# Malay: proper names



## chimen

My problem is, I'm reading some Malaysian scholars' papers and decide to cite their works. However, I get confused with their proper names; in other words, I cannot distinguish between their last names and their first names, as many indigenous Malaysian didn't have last names. I hope you can help figure out last names and first names of these people: 
1 - Nurridan binti Abdul Han 
2 - Albert Chuan Gambang 
3 - Che Hamdan Che Mohd Razali 
4 - Annie Lim Pek Khiok (Chinese, maybe)  

Also, I'm not sure whether last name-first name order in these proper names follows English proper names rule (first name first) or not. Please show me too.
5 - Asri Salleh
6 - Kamaruzaman Jusoff
7 - Daud Awang 
8 - Osman Muda

Thank you very much


----------



## fdb

I studied Malay many decades ago, but I remember this much:

1 - Nurridan binti Abdul Han = N. daughter of A.H. (bint means “daughter” in Arabic).

2 - Albert Chuan Gambang = Chinese. The family name in Chuan.

3 - Che Hamdan Che Mohd Razali = che is a title. He is Hamdan son of M.R.

4 - Annie Lim Pek Khiok = Chinese. The family name is Lim.
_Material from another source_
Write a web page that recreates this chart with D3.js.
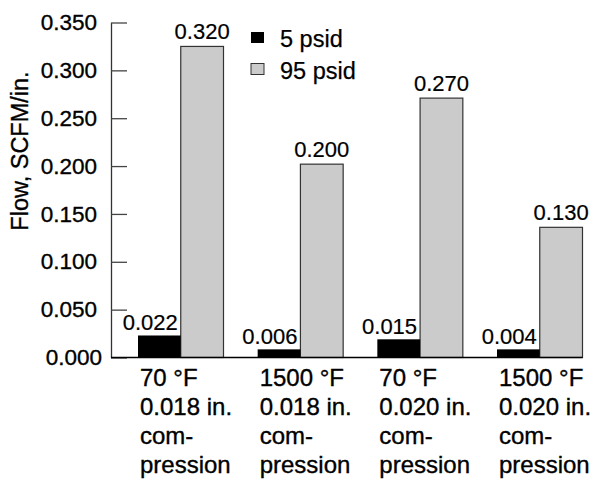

5 - Asri Salleh = A. son of S.

6 - Kamaruzaman Jusoff = K. son of J.

7 - Daud Awang = D. son of A.

8 - Osman Muda = O. son of M.


----------



## chimen

Great! Thank you so much, fdb. You've saved my day.  About the third name, when I cite his work, should I write like this: 
Hamdan, Mohd Razali (2000). ______. _Journal of _____. _
or this
Hamdan, Che Mohd Razali (2000). ______. _Journal of _____._
or 
Che Hamdan, Che Mohd Razali (2000). ______. _Journal of _____._
I mean, should I leave out "Che"?


----------



## fdb

Maybe check how they call themselves when writing in English. (Look for self-citations in the bibliographies of their own papers). I think it is likely that (for example) Osman Muda uses his patronym "Muda" as a surname when writing in English. 

Che is a title, so you should ignore it for the purpose of alphabetisation.


----------



## chimen

After searching a bit, I've found a page about Albert Chuan Gambang that uses "Osman" as main citing unit and abbreviates Muda into M. I think it's meaningful, as you have pointed out that Osman is his given name and Muda is just his father's name so we call him Mr. Osman in real life, not Mr. Muda. Thank you for your detailed explanation helping me learn new things about Malaysian names.


----------



## Mauricet

Doesn't _muda_ mean _junior_ ? Osman Muda = the youger Mr. Osman, maybe ...


----------